Data provided –
-*-*-

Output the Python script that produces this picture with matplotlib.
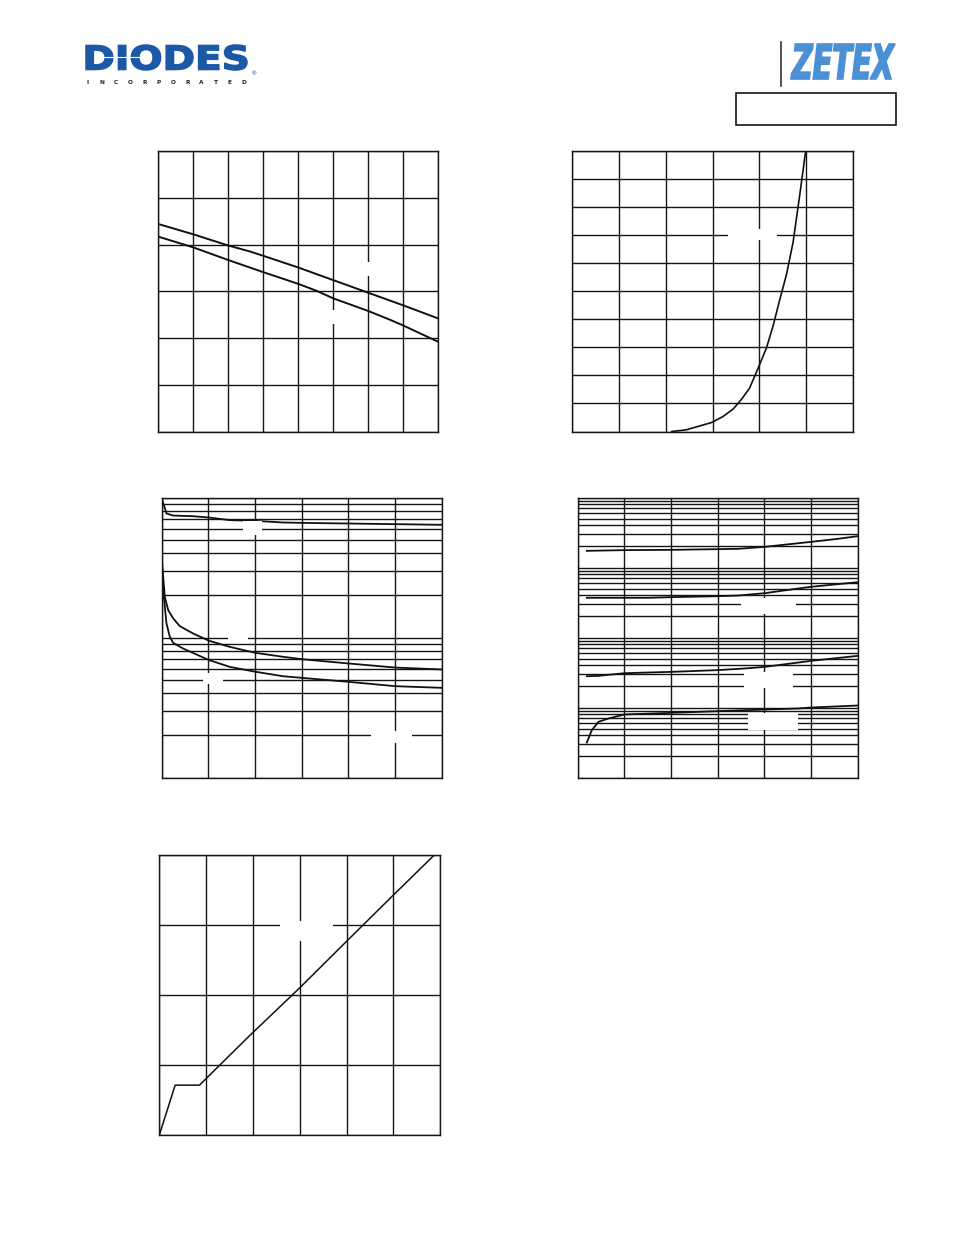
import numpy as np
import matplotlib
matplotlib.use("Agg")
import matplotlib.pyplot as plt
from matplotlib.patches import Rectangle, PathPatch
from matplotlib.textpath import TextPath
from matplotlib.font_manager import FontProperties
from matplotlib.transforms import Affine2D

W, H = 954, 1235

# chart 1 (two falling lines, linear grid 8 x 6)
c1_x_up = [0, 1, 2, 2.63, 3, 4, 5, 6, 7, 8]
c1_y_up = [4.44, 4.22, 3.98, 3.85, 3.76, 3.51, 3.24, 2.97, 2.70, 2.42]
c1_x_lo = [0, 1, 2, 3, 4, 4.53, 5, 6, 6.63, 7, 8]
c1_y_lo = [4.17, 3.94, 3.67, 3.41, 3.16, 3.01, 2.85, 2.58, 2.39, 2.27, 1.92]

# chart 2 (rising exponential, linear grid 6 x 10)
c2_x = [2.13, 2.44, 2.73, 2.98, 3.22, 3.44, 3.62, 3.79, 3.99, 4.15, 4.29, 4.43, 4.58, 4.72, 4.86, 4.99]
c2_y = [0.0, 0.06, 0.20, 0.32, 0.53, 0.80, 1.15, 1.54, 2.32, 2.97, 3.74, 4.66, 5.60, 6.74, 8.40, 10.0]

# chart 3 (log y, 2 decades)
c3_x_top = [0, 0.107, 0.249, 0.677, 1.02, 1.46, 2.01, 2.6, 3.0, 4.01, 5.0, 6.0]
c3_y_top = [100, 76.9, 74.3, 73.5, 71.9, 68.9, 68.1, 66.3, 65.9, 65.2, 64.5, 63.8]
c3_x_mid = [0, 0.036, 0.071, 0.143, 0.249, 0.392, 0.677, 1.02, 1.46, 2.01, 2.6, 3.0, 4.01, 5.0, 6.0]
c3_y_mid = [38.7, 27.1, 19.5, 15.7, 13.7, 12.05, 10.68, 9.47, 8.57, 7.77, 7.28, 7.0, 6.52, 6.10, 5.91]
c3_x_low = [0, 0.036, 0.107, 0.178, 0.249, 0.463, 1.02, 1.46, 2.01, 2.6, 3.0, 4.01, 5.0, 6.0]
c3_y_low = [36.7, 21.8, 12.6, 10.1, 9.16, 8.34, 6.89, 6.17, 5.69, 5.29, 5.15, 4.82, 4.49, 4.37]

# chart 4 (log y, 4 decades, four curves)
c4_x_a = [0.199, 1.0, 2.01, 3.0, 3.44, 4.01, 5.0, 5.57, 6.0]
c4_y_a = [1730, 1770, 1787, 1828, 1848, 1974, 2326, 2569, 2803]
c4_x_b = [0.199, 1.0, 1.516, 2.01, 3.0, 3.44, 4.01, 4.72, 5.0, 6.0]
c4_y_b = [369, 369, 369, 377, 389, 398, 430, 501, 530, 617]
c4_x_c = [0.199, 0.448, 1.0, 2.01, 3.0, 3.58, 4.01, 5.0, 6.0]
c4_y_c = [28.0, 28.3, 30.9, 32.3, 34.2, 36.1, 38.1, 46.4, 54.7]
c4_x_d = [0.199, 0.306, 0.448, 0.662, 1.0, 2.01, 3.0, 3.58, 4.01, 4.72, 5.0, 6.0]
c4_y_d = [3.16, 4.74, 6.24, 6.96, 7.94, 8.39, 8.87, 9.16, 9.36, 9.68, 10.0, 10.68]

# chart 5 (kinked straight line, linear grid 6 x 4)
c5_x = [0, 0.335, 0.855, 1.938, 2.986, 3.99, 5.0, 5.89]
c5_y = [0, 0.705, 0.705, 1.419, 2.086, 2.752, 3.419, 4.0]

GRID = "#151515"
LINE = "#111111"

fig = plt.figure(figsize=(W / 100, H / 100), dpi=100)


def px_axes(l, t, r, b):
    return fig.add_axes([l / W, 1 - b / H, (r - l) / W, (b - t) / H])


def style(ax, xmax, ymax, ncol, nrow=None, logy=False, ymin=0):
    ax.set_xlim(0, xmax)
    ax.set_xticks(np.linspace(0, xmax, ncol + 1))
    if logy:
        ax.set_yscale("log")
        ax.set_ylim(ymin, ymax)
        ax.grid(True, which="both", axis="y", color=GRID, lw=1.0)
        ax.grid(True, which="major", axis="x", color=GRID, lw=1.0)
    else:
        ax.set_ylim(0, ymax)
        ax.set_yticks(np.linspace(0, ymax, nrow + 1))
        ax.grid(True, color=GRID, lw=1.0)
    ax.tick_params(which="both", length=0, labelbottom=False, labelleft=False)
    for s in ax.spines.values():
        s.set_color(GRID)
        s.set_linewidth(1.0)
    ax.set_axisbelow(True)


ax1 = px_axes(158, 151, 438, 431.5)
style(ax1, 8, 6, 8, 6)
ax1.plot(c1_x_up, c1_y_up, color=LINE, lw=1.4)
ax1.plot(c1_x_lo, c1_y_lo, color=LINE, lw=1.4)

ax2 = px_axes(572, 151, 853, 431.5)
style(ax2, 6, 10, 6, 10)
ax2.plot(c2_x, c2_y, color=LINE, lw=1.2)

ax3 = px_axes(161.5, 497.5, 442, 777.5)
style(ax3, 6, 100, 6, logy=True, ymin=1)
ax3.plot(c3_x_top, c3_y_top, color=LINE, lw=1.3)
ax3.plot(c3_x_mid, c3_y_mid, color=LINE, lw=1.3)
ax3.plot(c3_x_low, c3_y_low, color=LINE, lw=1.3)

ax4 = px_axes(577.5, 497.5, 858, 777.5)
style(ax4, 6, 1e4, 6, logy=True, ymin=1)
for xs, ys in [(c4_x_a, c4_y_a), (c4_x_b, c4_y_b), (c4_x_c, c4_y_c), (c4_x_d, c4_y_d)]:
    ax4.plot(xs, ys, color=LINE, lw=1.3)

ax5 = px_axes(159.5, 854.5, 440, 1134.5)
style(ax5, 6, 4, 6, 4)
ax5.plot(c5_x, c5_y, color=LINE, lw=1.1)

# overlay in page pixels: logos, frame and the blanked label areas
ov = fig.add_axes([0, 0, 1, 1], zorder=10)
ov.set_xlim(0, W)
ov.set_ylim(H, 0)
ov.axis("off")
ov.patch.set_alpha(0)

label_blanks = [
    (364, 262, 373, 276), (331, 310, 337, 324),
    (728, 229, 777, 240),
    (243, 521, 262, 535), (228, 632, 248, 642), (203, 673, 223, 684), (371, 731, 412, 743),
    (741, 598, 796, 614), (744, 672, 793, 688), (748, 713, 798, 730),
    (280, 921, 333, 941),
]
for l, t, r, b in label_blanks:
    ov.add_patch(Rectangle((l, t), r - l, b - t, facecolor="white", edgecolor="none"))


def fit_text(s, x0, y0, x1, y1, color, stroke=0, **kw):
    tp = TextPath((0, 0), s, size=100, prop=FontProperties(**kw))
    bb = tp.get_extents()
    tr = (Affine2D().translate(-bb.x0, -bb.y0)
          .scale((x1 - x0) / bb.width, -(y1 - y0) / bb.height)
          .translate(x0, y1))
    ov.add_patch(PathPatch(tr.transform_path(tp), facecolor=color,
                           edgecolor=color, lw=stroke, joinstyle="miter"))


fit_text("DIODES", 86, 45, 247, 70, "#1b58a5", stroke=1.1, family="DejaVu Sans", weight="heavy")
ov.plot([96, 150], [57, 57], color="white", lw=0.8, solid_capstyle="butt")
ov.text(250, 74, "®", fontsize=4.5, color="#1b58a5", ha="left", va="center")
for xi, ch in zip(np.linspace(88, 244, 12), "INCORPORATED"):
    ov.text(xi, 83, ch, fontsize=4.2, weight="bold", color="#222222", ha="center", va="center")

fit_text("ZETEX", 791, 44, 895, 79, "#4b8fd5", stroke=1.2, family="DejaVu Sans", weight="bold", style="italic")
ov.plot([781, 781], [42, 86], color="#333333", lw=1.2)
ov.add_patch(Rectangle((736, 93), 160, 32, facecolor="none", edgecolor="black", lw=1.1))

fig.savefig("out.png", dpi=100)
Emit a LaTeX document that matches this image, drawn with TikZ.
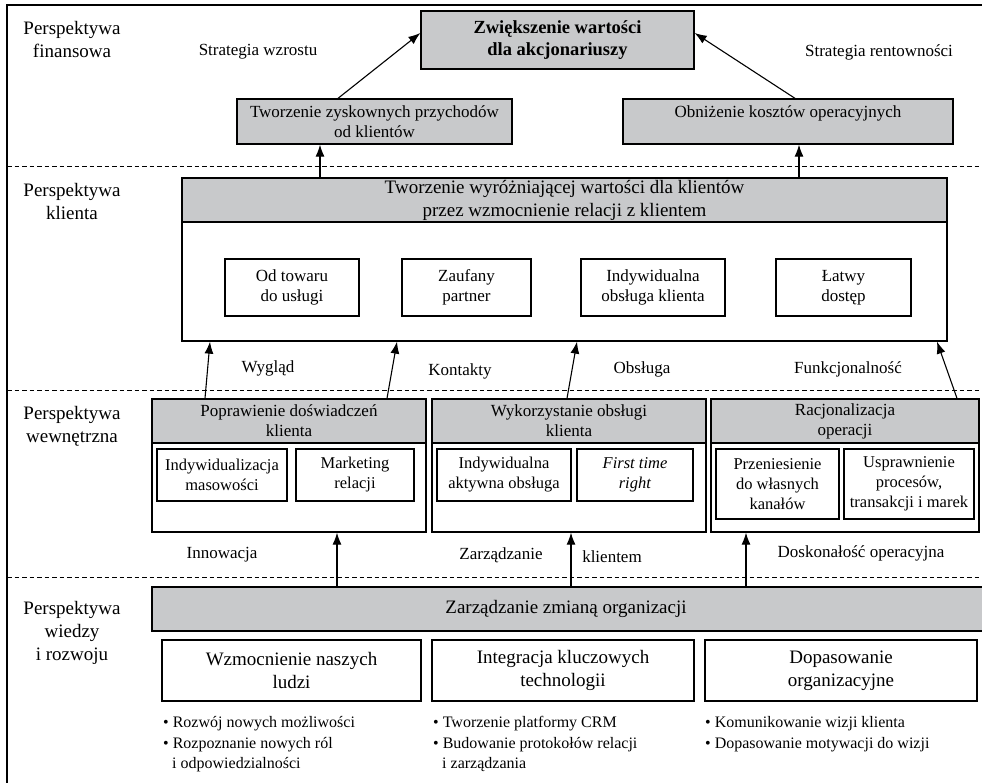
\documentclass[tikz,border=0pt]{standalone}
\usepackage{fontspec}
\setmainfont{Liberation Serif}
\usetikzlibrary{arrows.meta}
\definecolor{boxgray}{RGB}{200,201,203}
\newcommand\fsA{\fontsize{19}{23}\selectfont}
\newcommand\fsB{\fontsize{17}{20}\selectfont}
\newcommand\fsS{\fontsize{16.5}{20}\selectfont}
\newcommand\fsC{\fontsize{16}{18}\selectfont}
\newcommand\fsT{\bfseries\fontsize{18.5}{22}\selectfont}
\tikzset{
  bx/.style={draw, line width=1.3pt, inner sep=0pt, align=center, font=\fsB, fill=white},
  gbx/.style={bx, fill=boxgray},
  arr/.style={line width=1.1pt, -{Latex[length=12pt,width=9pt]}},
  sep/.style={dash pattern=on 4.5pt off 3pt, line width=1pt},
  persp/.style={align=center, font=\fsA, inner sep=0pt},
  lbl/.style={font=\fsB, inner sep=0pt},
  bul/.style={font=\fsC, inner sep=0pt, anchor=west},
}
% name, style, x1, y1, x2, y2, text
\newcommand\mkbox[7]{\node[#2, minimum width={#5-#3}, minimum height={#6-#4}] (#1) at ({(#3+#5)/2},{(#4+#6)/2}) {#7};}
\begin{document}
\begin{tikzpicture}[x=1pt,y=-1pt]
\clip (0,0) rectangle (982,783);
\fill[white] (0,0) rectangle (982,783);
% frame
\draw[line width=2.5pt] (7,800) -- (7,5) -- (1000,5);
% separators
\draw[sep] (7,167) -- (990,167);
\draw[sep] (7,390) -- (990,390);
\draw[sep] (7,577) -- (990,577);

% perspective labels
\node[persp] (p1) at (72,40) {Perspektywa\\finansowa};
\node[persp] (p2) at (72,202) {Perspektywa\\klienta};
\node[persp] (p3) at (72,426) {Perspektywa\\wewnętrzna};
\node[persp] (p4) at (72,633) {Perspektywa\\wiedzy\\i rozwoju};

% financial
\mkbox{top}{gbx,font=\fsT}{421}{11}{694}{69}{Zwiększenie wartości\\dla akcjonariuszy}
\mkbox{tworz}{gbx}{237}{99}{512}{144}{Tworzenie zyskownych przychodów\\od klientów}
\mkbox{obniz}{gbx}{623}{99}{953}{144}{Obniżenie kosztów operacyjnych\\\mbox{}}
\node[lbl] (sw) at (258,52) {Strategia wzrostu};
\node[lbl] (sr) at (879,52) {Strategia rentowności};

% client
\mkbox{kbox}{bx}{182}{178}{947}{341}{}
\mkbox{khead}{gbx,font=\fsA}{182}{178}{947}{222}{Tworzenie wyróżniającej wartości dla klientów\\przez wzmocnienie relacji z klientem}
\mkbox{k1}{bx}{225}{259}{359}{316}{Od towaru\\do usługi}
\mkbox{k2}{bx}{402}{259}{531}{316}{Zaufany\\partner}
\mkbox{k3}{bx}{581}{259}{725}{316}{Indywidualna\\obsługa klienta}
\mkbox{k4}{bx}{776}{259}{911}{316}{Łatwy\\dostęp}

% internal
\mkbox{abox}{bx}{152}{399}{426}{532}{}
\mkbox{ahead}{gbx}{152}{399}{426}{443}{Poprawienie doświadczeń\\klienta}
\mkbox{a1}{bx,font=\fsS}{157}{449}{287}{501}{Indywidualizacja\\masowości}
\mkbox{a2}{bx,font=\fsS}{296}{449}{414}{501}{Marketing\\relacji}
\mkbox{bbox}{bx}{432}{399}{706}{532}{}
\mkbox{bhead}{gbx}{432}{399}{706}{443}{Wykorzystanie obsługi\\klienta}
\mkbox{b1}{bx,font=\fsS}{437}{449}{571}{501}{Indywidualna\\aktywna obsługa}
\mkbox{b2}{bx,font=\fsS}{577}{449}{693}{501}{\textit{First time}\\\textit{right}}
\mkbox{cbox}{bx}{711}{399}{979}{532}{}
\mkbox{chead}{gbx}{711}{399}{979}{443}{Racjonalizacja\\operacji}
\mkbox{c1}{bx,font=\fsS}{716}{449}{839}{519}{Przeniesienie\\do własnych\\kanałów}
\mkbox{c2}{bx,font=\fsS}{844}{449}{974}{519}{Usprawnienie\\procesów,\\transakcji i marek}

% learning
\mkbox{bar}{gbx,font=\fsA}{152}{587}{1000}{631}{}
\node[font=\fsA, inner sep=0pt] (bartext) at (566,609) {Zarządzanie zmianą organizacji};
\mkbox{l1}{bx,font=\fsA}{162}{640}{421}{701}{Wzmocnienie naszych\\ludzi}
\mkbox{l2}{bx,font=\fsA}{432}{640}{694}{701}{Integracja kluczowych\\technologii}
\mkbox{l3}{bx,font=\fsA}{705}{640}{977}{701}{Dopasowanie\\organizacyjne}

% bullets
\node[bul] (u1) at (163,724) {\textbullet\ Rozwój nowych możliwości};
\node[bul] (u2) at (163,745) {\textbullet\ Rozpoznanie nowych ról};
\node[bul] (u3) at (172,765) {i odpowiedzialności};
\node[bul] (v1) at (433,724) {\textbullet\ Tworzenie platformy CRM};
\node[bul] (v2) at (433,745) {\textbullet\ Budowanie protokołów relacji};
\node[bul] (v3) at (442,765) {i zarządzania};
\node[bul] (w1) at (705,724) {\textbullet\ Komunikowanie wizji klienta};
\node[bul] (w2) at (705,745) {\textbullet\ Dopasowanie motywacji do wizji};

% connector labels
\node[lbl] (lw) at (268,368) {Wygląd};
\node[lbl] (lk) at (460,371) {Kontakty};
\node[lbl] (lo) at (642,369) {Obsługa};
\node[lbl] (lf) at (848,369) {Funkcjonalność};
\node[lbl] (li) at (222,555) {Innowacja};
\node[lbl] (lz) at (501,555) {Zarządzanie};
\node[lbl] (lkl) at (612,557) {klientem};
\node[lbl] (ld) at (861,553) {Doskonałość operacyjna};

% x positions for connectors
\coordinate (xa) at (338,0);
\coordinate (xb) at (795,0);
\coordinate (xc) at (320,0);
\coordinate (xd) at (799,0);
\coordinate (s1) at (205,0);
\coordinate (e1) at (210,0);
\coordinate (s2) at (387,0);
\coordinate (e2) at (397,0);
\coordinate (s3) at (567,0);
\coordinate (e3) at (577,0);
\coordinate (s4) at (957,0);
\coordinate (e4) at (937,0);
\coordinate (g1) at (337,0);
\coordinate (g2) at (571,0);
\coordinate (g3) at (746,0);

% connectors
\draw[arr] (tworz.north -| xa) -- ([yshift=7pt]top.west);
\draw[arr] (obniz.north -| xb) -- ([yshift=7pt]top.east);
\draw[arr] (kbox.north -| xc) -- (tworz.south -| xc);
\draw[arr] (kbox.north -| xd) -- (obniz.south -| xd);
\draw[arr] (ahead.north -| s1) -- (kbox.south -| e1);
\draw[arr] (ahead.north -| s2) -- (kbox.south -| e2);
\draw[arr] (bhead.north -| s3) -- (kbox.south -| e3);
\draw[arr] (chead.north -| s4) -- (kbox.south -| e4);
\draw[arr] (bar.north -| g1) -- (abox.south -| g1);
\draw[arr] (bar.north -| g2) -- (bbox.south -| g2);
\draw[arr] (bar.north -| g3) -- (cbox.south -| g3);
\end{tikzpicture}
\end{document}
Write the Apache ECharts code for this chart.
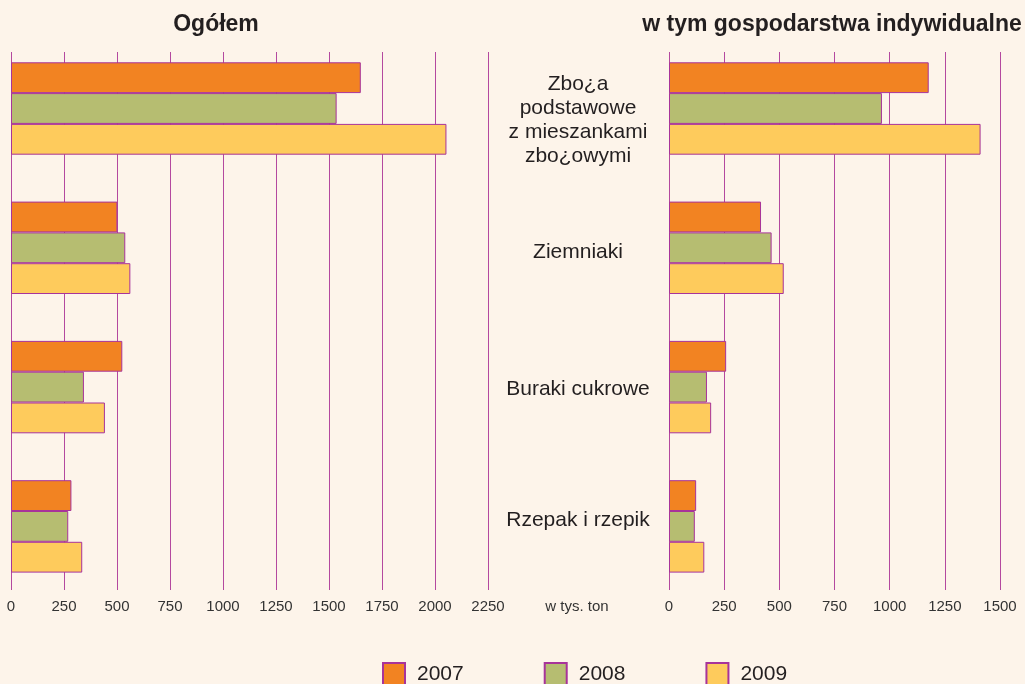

-*-*-

Exercise details – Return each line in the records that holds the string "chart".

Response for this exercise –
# chart 1 (two falling lines, linear grid 8 x 6)
# chart 2 (rising exponential, linear grid 6 x 10)
# chart 3 (log y, 2 decades)
# chart 4 (log y, 4 decades, four curves)
# chart 5 (kinked straight line, linear grid 6 x 4)
Write the Apache ECharts code for this chart.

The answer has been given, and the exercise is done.